Whole Genome Sequencing and a New Bioinformatics Platform Allow for Rapid Gene Identification in D. melanogaster EMS Screens

Abstract

Forward genetic screens in Drosophila melanogaster using ethyl methanesulfonate (EMS) mutagenesis are a powerful approach for identifying genes that modulate specific biological processes in an in vivo setting. The mapping of genes that contain randomly-induced point mutations has become more efficient in Drosophila thanks to the maturation and availability of many types of genetic tools. However, classic approaches to gene mapping are relatively slow and ultimately require extensive Sanger sequencing of candidate chromosomal loci.

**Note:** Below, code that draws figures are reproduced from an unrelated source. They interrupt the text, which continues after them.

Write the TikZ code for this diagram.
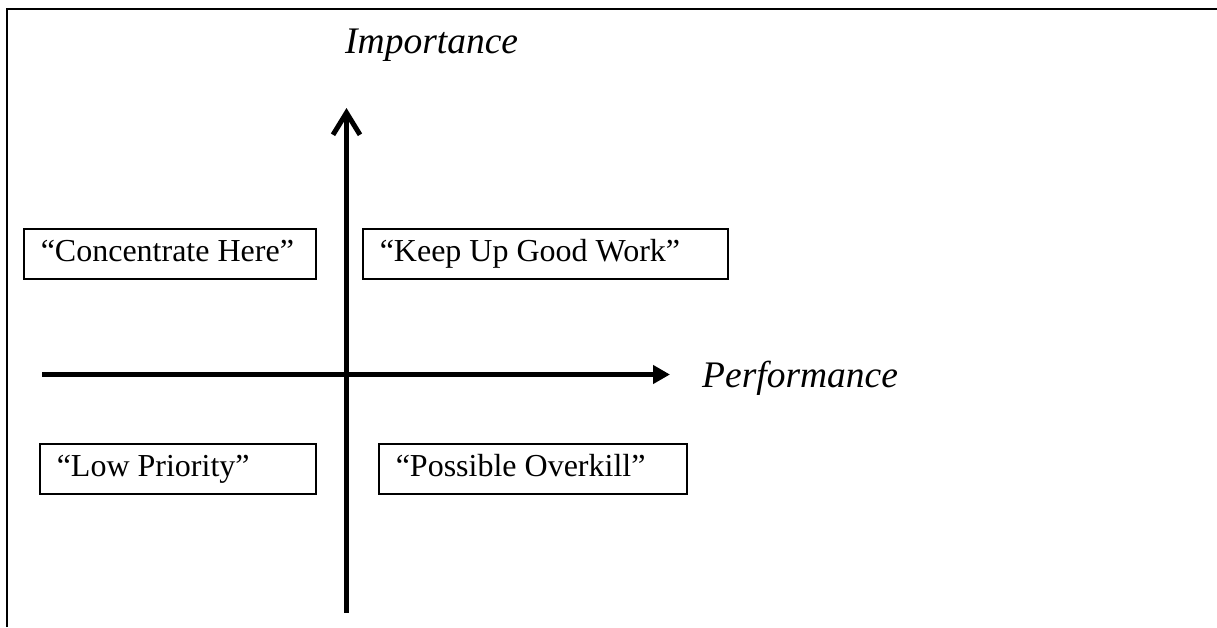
\documentclass[tikz,border=0pt]{standalone}
\usepackage{fontspec}
\setmainfont{Liberation Serif}
\usetikzlibrary{arrows.meta}

\newcommand{\boxtext}[2]{\makebox[#1][l]{#2}}

\begin{document}
\begin{tikzpicture}[x=1pt, y=-1pt,
  quadbox/.style={draw, line width=1.5pt, anchor=north west, inner xsep=17pt,
    inner ysep=0pt, minimum height=50pt,
    font=\fontsize{32}{38}\selectfont, text height=22pt, text depth=6pt},
  axislabel/.style={anchor=base west, inner sep=0pt,
    font=\fontsize{37.5}{45}\selectfont\itshape},
  axis/.style={line width=5pt}]

  \useasboundingbox (0,0) rectangle (1217,627);

  % outer frame (only top and left edges fall inside the page)
  \draw[line width=2pt] (7,627) -- (7,9) -- (1217,9);

  % axis end points
  \coordinate (ybot) at (346.5,612.5);
  \coordinate (ytop) at (346.5,108);
  \coordinate (xleft) at (42,374.5);
  \coordinate (xright) at (670,374.5);

  % axes
  \draw[axis, -{Straight Barb[length=22pt, width=27pt, line width=5pt]}] (ybot) -- (ytop);
  \draw[line width=4.5pt, -{Triangle[length=17pt, width=18pt]}] (xleft) -- (xright);

  % axis labels
  \node[axislabel] (imp) at (345,53) {Importance};
  \node[axislabel] (perf) at (702,387) {Performance};

  % quadrant boxes
  \node[quadbox] (conc) at (23,228) {\boxtext{258pt}{“Concentrate Here”}};
  \node[quadbox] (keep) at (362,228) {\boxtext{331pt}{“Keep Up Good Work”}};
  \node[quadbox] (low) at (39,443) {\boxtext{242pt}{“Low Priority”}};
  \node[quadbox] (over) at (378,443) {\boxtext{274pt}{“Possible Overkill”}};
\end{tikzpicture}
\end{document}
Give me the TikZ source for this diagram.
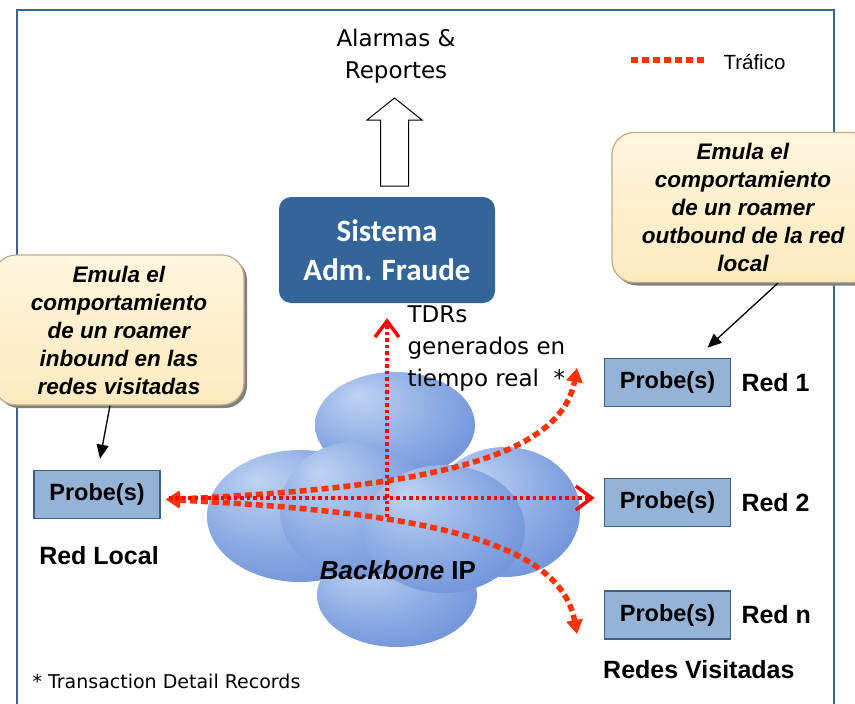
\documentclass[tikz,border=0pt]{standalone}
\usepackage{fontspec}
\setmainfont{Liberation Sans}
\newfontfamily\tahomafont{DejaVu Sans}
\newfontfamily\calibrifont{Carlito}
\usepackage{xcolor}
\definecolor{nwframe}{RGB}{65,98,143}
\definecolor{nwsystem}{RGB}{52,101,152}
\definecolor{nwprobe}{RGB}{149,179,215}
\definecolor{nwprobeedge}{RGB}{62,95,140}
\definecolor{nwnote}{RGB}{252,234,190}
\definecolor{nwnotetop}{RGB}{255,245,222}
\definecolor{nwnoteedge}{RGB}{190,172,135}
\definecolor{nwtraffic}{RGB}{255,51,0}
\definecolor{nwred}{RGB}{255,0,0}
\definecolor{cloudhi}{RGB}{190,211,242}
\definecolor{cloudmid}{RGB}{138,169,227}
\definecolor{cloudlo}{RGB}{86,122,202}
\usepackage{tikz}
\usetikzlibrary{arrows.meta, positioning, calc, shadows}

\pgfdeclareradialshading{cloudball}{\pgfpoint{-12bp}{14bp}}{color(0bp)=(cloudhi); color(22bp)=(cloudmid); color(48bp)=(cloudlo); color(60bp)=(cloudlo)}

\tikzset{
  probebox/.style={draw=nwprobeedge, line width=1.6pt, fill=nwprobe, minimum width=126pt, minimum height=48pt, inner sep=0pt, font=\fontsize{23.5}{28}\selectfont\bfseries},
  netlabel/.style={inner sep=0pt, font=\fontsize{25}{30}\selectfont\bfseries},
  notebox/.style={draw=nwnoteedge, line width=1.2pt, rounded corners=22pt, top color=nwnotetop, bottom color=nwnote, drop shadow={shadow xshift=3pt, shadow yshift=-3pt, fill=black!50, opacity=1}, minimum height=150pt, align=center, font=\fontsize{22.5}{28}\selectfont\bfseries\itshape},
  sysbox/.style={fill=nwsystem, rounded corners=12pt, minimum width=216pt, minimum height=106pt, text=white, align=center, font=\calibrifont\fontsize{31}{39}\selectfont\bfseries},
  plaintext/.style={font=\tahomafont\fontsize{23}{32}\selectfont},
  traffic/.style={nwtraffic, line width=5.5pt, dash pattern=on 7pt off 4pt},
  tdrflow/.style={nwred, line width=3.5pt, dash pattern=on 3.5pt off 3pt},
  traffictip/.style={{Triangle[length=14pt,width=16pt]}-{Triangle[length=14pt,width=16pt]}},
  tdrtip/.style={-{Straight Barb[length=16pt,width=24pt,line width=3.5pt]}},
  pointer/.style={-{Triangle[length=14pt,width=12pt]}, line width=1.3pt}
}

\begin{document}
\begin{tikzpicture}[x=1pt, y=-1pt]
  \useasboundingbox (0,0) rectangle (855,704);

  % --- Frame ---
  \draw[nwframe, line width=2pt] (17,712) -- (17,10) -- (834,10) -- (834,712);

  % --- Cloud: Backbone IP ---
  \shade[shading=cloudball] (395,425) ellipse [x radius=80, y radius=53];
  \shade[shading=cloudball] (300,516) ellipse [x radius=93, y radius=66];
  \shade[shading=cloudball] (505,512) ellipse [x radius=75, y radius=65];
  \shade[shading=cloudball] (397,595) ellipse [x radius=80, y radius=52];
  \shade[shading=cloudball] (355,510) ellipse [x radius=75, y radius=68];
  \shade[shading=cloudball] (444,529) ellipse [x radius=81, y radius=64];
  \node[font=\fontsize{26}{30}\selectfont\bfseries] (bbip) at (398,570) {\textit{Backbone} IP};

  % --- Fraud management system ---
  \node[sysbox] (fms) at (387,250) {Sistema\\Adm. Fraude};
  \draw[line width=1pt, fill=white] (380.5,186) -- (380.5,120) -- (367,120) -- (394.5,98)
    -- (422,120) -- (408.5,120) -- (408.5,186) -- cycle;
  \node[plaintext, align=center] (alarms) at (396,56) {Alarmas \&\\Reportes};
  \node[plaintext, align=left, anchor=west] (tdrs) at (404,349) {TDRs\\generados en\\tiempo real \ *};

  % --- Legend ---
  \coordinate (legA) at (631,60);
  \coordinate (legB) at (707,60);
  \draw[traffic] (legA) -- (legB);
  \node[font=\fontsize{20.5}{24}\selectfont, anchor=west] (legtext) at (720,62) {Tráfico};

  % --- Probes ---
  \node[probebox] (plocal) at (97,494.5) {Probe(s)};
  \node[probebox] (pred1) at (667.5,382.5) {Probe(s)};
  \node[probebox] (pred2) at (667.5,502.5) {Probe(s)};
  \node[probebox] (predn) at (667.5,615) {Probe(s)};
  \node[netlabel, right=10pt of pred1] (lred1) {Red 1};
  \node[netlabel, right=10pt of pred2] (lred2) {Red 2};
  \node[netlabel, right=10pt of predn] (lredn) {Red n};
  \node[netlabel] (lrlocal) at (99,556) {Red Local};
  \node[netlabel, anchor=west] (lvisit) at (603,670) {Redes Visitadas};

  % --- Traffic ---
  \coordinate (to1) at (577,368);
  \coordinate (ton) at (577,634);
  \coordinate (hubc) at (387,517);
  \draw[traffic, traffictip] ([xshift=5pt,yshift=-5pt]plocal.east) .. controls (420,488) and (560,460) .. (to1);
  \draw[traffic, traffictip] ([xshift=5pt,yshift=-5pt]plocal.east) .. controls (420,512) and (560,540) .. (ton);
  \draw[tdrflow, tdrtip] ([xshift=8pt,yshift=-3.5pt]plocal.east) -- ([xshift=-9pt,yshift=4.5pt]pred2.west);
  \draw[tdrflow, tdrtip] (hubc) -- ([yshift=-15pt]fms.south);

  % --- Callouts ---
  \node[notebox, minimum width=250pt] (noteleft) at (119,330) {Emula el\\comportamiento\\de un roamer\\inbound en las\\redes visitadas};
  \node[notebox, minimum width=262pt] (noteright) at (743,207.5) {Emula el\\comportamiento\\de un roamer\\outbound de la red\\local};
  \draw[pointer] ([xshift=-9pt]noteleft.south) -- ([xshift=3pt,yshift=11pt]plocal.north);
  \draw[pointer] ([xshift=35pt]noteright.south) -- ([xshift=40pt,yshift=10pt]pred1.north);

  % --- Footnote ---
  \node[font=\tahomafont\fontsize{19}{24}\selectfont, anchor=west] (foot) at (29,681) {* Transaction Detail Records};
\end{tikzpicture}
\end{document}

With the advent of new high-throughput sequencing techniques, it is increasingly efficient to directly re-sequence the whole genome of model organisms. This approach, in combination with traditional chromosomal mapping, has the potential to greatly simplify and accelerate mutation identification in mutants generated in EMS screens. Here we show that next-generation sequencing (NGS) is an accurate and efficient tool for high-throughput sequencing and mutation discovery in Drosophila melanogaster. As a test case, mutant strains of Drosophila that exhibited long-term survival of severed peripheral axons were identified in a forward EMS mutagenesis. All mutants were recessive and fell into a single lethal complementation group, which suggested that a single gene was responsible for the protective axon degenerative phenotype. Whole genome sequencing of these genomes identified the underlying gene ect4. To improve the process of genome wide mutation identification, we developed Genomes Management Application (GEM.app, https://genomics.med.miami.edu), a graphical online user interface to a custom query framework. Using a custom GEM.app query, we were able to identify that each mutant carried a unique non-sense mutation in the gene ect4 (dSarm), which was recently shown by Osterloh et al. to be essential for the activation of axonal degeneration. Our results demonstrate the current advantages and limitations of NGS in Drosophila and we introduce GEM.app as a simple yet powerful genomics analysis tool for the Drosophila community. At a current cost of <$1,000 per genome, NGS should thus become a standard gene discovery tool in EMS induced genetic forward screens.

Figure 1

Distribution of detected SNVs not present in background on each chromosome.Purple bars represent the total number of SNVs that were observed in mutant genomes but not in the background genome. Green bars represent the number of SNVs that were G>A or C>T transitions. Red bars represent the number of nonsynonymous or splice-site SNVs that were not present in the wild-type genome and detected in the mutant genomes. Blue bars represent the number of nonsynonymous and splice-site SNVs that were G>A or C>T transitions.

Figure 2

Filtering strategies used for gene identification by whole genome sequencing. Each box lists the number of genes with one or more protein-coding SNV (cSNV). Columns show the effect of requiring that one or more cSNV be observed in each of one to three mutant flies. Rows show the effect of filtering variants that meet certain analysis criteria. Row 6 displays the effect of including 8 samples from different screens in analysis.

Figure 3

Mutation density on chromosome 3L in screen (N = 3). (A) Screenshot of chromosome 3L with custom tracks in the UCSC genome browser. The pink line displays all SNVs on chromosome 3L that were detected in this screen. The navy line displays all heterozygous non-synonymous and splice-site SNVs on chromosome 3L not present in the wild-type fly. (B) Screen shot of ect4/dSarm with custom track displaying the location and conservation of the three ect4 mutations.

Figure 4

GEM.app bioinformatics pipeline and online graphical interface. (A) The systematic processes of the automated GEM.app bioinformatics pipeline. (B) Screenshot of the GEM.app form with some of the filtering options displayed. (C) The output of GEM.app query used to identify ect4 mutations. A subset of 34 total columns are shown. Links within the table (U, N, S, e) provide direct access to common resources, such as UCSC genome browser, NCBI, String gene networks, and Ensembl. Up to three tabs allow for parallel queries. Additional options include modifying filter settings, managing columns, and downloading results in an excel sheet.